Simon Ward from Henderson Global Investors says the Fed is committing yet another "pro-cyclical" blunder, gunning the economy just as the money supply is coming back to life anyway. "The Fed’s decision to launch QE3 was at best otiose and at worst will prove destabilising," he said.

He fears the stimulus will hit before companies are ready to crank up output. It is a recipe for inflation. "Yet again, incompetent, short-termist policy-making risks wrecking a promising economic outlook."

Tim Congdon says the case for further QE is "far from compelling".

He too suspects that the Fed has over-egged the pudding. The economy will take off in early 2013. Bernanke's pledge to keep interest rates near zero until mid-2015 will prove "folly of a high order". Inflation will force him to tighten much earlier in a humiliating volte-face.

Nathan Sheets from Citigroup -- an expert on "stall speeds" from his Fed days -- said that once the US economy has slowed to 1.5pc growth on a "rolling four-quarter basis", it tends to fall 3pc over the following year and takes the world with it.

[Bernanke] seems to have espoused a variant of the "7/3" proposals of Chicago Fed chief Charles Evans: that they will keep adding stimulus until unemployment drops to 7pc, so long as inflation stays below 3pc.

His colleague Narayana Kocherlakota has even talked of a 5.5pc jobless target…

Modern monetarists -- or market monetarists [what an oxymoronic term] as they call themselves -- have achieved a bittersweet victory.

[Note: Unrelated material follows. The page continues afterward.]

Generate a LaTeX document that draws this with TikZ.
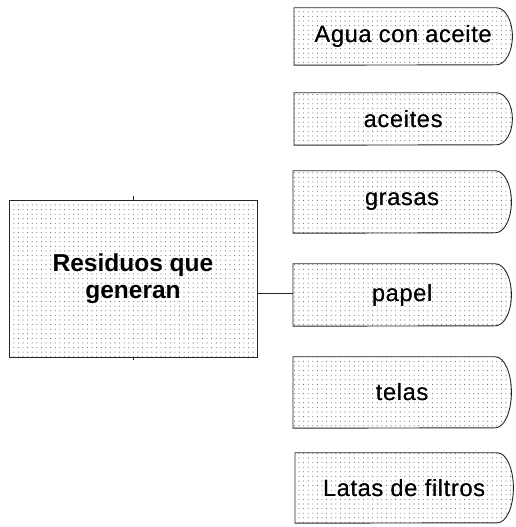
\documentclass[tikz,border=0pt]{standalone}
\usepackage{fontspec}
\setmainfont{Liberation Sans}
\usetikzlibrary{patterns.meta}
\tikzdeclarepattern{
  name=dotgrid,
  type=uncolored,
  bounding box={(-0.7pt,-0.7pt) and (0.7pt,0.7pt)},
  tile size={(4.6pt,4.6pt)},
  code={\fill (0pt,0pt) circle[radius=0.55pt];}
}
\tikzset{
  dotfill/.style={pattern=dotgrid, pattern color=black!60},
  outline/.style={draw=black!85, line width=0.9pt},
  lbl/.style={font=\fontsize{23.5}{30}\selectfont\addfontfeature{LetterSpace=3}, text=black},
  dnode/.style={lbl, draw=none, inner sep=0pt, minimum width=218pt, anchor=west},
  mainbox/.style={outline, dotfill, inner sep=0pt, minimum width=248pt, minimum height=157pt, align=center,
    font=\fontsize{24.5}{27}\selectfont\bfseries},
  conn/.style={draw=black!85, line width=0.9pt}
}
% #1 name, #2 left x, #3 top y, #4 bottom y, #5 text
\newcommand{\dshape}[5]{%
  \node[dnode, minimum height={#3-#4}] (#1) at (#2,{(#3+#4)/2}) {#5};
  \draw[outline, dotfill] (#1.north west) -- ([xshift=-16pt]#1.north east)
    arc[start angle=90, end angle=-90, x radius=16, y radius={(#3-#4)/2}]
    -- (#1.south west) -- cycle;
  \node[lbl] at (#1.center) {#5};
}
\begin{document}
\begin{tikzpicture}[x=1pt,y=1pt]
\useasboundingbox (0,0) rectangle (515,527);
\node[mainbox] (main) at (133,248.5) {Residuos que\\generan};
\draw[conn] (main.north) -- ++(0,4) coordinate (tickt);
\draw[conn] (main.south) -- ++(0,-3) coordinate (tickb);
\dshape{agua}{294}{519}{462}{Agua con aceite}
\dshape{aceites}{294}{434}{382}{aceites}
\dshape{grasas}{293}{356}{294}{grasas}
\dshape{papel}{293}{263}{201}{papel}
\dshape{telas}{293}{170}{99}{telas}
\dshape{latas}{295}{74}{4}{Latas de filtros}
\draw[conn] ([yshift=2pt]papel.west -| main.east) -- ([yshift=2pt]papel.west);
\end{tikzpicture}
\end{document}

They have been calling for QE3 all year. They are widely credited with forcing the Fed to capitulate. Their influence is now extraordinary.

"Targeting real variables is a potential disaster. Expansionary monetary policy seeking an unfeasible target for unemployment was the key error that generated the Great Inflation of the Seventies," [Bill Woolsey] said.

The Fed is barking up the wrong tree with its doctrine of credit yield manipulation, or "creditism", straying far from the quantity theory of money.

None of these economists know the right answer.  They don’t know.  They cannot know.  It is impossible to know.  These are all guesses – none of which are subject to market discipline, any of which can be disastrous to the economy.  Yet these are acted upon, chosen, and implemented by a small, chosen few.

The quantity, quality, and variety of money and credit can only properly be determined in the market, free from monopoly, free from government protection.  Centralization of banking, money, and credit – managed and influenced by a handful of individuals – is quackery.

Who is right, who is wrong?  In free-markets, this is determined in thousands of little experiments – every one subject to success or failure, and none of which can grow so large as to take down the entire economy. 

Each of these macro-economic quacks should be set free to design a money and banking system and sell it to the market.  They can each experiment to their heart’s content risking only the money of those who invest or otherwise utilize their schemes.  Remove the monopoly, and each can put his money where his mouth is.

Competition and free markets have solved thousands of problems far more complex than money and credit – and in the past, free markets have resolved money and credit as well.  It is time to allow markets to do so again, and free mankind from the evils of this quackery, practiced on all.